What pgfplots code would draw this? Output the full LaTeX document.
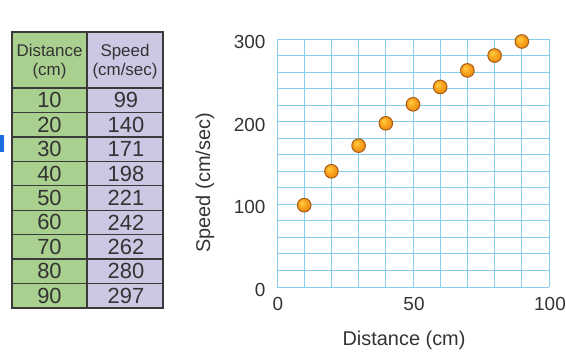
\documentclass[border=0pt]{standalone}
\usepackage{pgfplots}
\usepackage{pgfplotstable}
\pgfplotsset{compat=1.18}
\usepackage{fontspec}
\setmainfont{Liberation Sans}

\definecolor{gridblue}{HTML}{86CDEE}
\definecolor{txt}{HTML}{333333}
\definecolor{colgreen}{HTML}{A9D08E}
\definecolor{collav}{HTML}{CDC7E3}
\definecolor{rule}{HTML}{3A3A3A}
\definecolor{dotedge}{HTML}{A85A12}
\definecolor{tabblue}{HTML}{1A6FE0}

% glossy orange dot: yellow glint upper left, darker rim
\pgfdeclareradialshading{orangeglow}{\pgfpoint{-9bp}{9bp}}{%
  color(0bp)=(rgb,255:red,255;green,208;blue,64);
  color(14bp)=(rgb,255:red,250;green,168;blue,34);
  color(30bp)=(rgb,255:red,238;green,138;blue,18);
  color(44bp)=(rgb,255:red,212;green,112;blue,16);
  color(60bp)=(rgb,255:red,170;green,88;blue,16)}
\pgfdeclareplotmark{orangeball}{%
  \pgfpathcircle{\pgfpointorigin}{\pgfplotmarksize}%
  \pgfshadepath{orangeglow}{0}%
  \pgfusepath{}%
  \pgfpathcircle{\pgfpointorigin}{\pgfplotmarksize}%
  \pgfusepathqstroke
}

% distance (cm) and measured speed (cm/sec)
\pgfplotstableread{
d  s
10 99
20 140
30 171
40 198
50 221
60 242
70 262
80 280
90 297
}\speeddata

\begin{document}
\begin{tikzpicture}[x=1bp,y=1bp]
\useasboundingbox (0,0) rectangle (566,358);

% small blue tab at the left edge
\fill[tabblue] (0,358-152) rectangle (4,358-135);

% ---- data table ----
\fill[colgreen] (12,358-308) rectangle (87,358-32);
\fill[collav] (87,358-308) rectangle (163,358-32);
\foreach \i in {1,...,8} {
  \draw[rule, line width=1.4bp] (12,{358-88-24.44*\i}) -- (163,{358-88-24.44*\i});
}
\draw[rule, line width=2.4bp] (12,358-88) -- (163,358-88);
\draw[rule, line width=1.6bp] (87,358-308) -- (87,358-32);
\draw[rule, line width=2bp] (12,358-308) rectangle (163,358-32);

\node[txt, font=\fontsize{17}{19}\selectfont, align=center] at (49.5,358-62) {Distance\\(cm)};
\node[txt, font=\fontsize{17}{19}\selectfont, align=center] at (125,358-62) {Speed\\(cm/sec)};

\foreach \i in {0,...,8} {
  \pgfplotstablegetelem{\i}{d}\of\speeddata
  \let\dv\pgfplotsretval
  \pgfplotstablegetelem{\i}{s}\of\speeddata
  \let\sv\pgfplotsretval
  \node[txt, font=\fontsize{22}{22}\selectfont, inner sep=0pt] at (49.5,{358-88-24.44*(\i+0.5)}) {\dv};
  \node[txt, font=\fontsize{22}{22}\selectfont, inner sep=0pt] at (126,{358-88-24.44*(\i+0.5)}) {\sv};
}

% ---- scatter plot ----
\begin{axis}[
  at={(277bp,71bp)}, anchor=origin,
  scale only axis, width=272bp, height=248bp,
  xmin=0, xmax=100, ymin=0, ymax=300,
  xtick={0,50,100}, ytick={0,100,200,300},
  minor xtick={10,20,...,90},
  minor ytick={20,40,...,280},
  grid=both,
  major grid style={gridblue, line width=1bp},
  minor grid style={gridblue, line width=1bp},
  axis line style={draw=none},
  major tick length=0pt, minor tick length=0pt,
  clip=false,
  /pgf/number format/assume math mode=true,
  tick label style={txt, font=\fontsize{19}{19}\selectfont},
  xticklabel style={yshift=-7bp, xshift=1bp},
  yticklabel style={xshift=-8bp, yshift=-3bp},
  xlabel={Distance (cm)},
  ylabel={Speed (cm/sec)},
  label style={txt, font=\fontsize{20}{20}\selectfont},
  xlabel style={at={(axis description cs:0.467,-0.214)}, anchor=center},
  ylabel style={at={(axis description cs:-0.265,0.42)}, anchor=center},
]
\addplot[only marks, mark=orangeball, mark size=6.8bp, mark options={draw=dotedge, line width=1bp}] table[x=d, y=s] {\speeddata};
\end{axis}
\end{tikzpicture}
\end{document}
::::::::
BRIEF: Restate, line by line and word for word, everything from the top of the material through the line that contains "(0,358-152) rectangle (4,358-135);". Leave pictures out.

WRITTEN REPLY:
What pgfplots code would draw this? Output the full LaTeX document.
\documentclass[border=0pt]{standalone}
\usepackage{pgfplots}
\usepackage{pgfplotstable}
\pgfplotsset{compat=1.18}
\usepackage{fontspec}
\setmainfont{Liberation Sans}

\definecolor{gridblue}{HTML}{86CDEE}
\definecolor{txt}{HTML}{333333}
\definecolor{colgreen}{HTML}{A9D08E}
\definecolor{collav}{HTML}{CDC7E3}
\definecolor{rule}{HTML}{3A3A3A}
\definecolor{dotedge}{HTML}{A85A12}
\definecolor{tabblue}{HTML}{1A6FE0}

% glossy orange dot: yellow glint upper left, darker rim
\pgfdeclareradialshading{orangeglow}{\pgfpoint{-9bp}{9bp}}{%
  color(0bp)=(rgb,255:red,255;green,208;blue,64);
  color(14bp)=(rgb,255:red,250;green,168;blue,34);
  color(30bp)=(rgb,255:red,238;green,138;blue,18);
  color(44bp)=(rgb,255:red,212;green,112;blue,16);
  color(60bp)=(rgb,255:red,170;green,88;blue,16)}
\pgfdeclareplotmark{orangeball}{%
  \pgfpathcircle{\pgfpointorigin}{\pgfplotmarksize}%
  \pgfshadepath{orangeglow}{0}%
  \pgfusepath{}%
  \pgfpathcircle{\pgfpointorigin}{\pgfplotmarksize}%
  \pgfusepathqstroke
}

% distance (cm) and measured speed (cm/sec)
\pgfplotstableread{
d  s
10 99
20 140
30 171
40 198
50 221
60 242
70 262
80 280
90 297
}\speeddata

\begin{document}
\begin{tikzpicture}[x=1bp,y=1bp]
\useasboundingbox (0,0) rectangle (566,358);

% small blue tab at the left edge
\fill[tabblue] (0,358-152) rectangle (4,358-135);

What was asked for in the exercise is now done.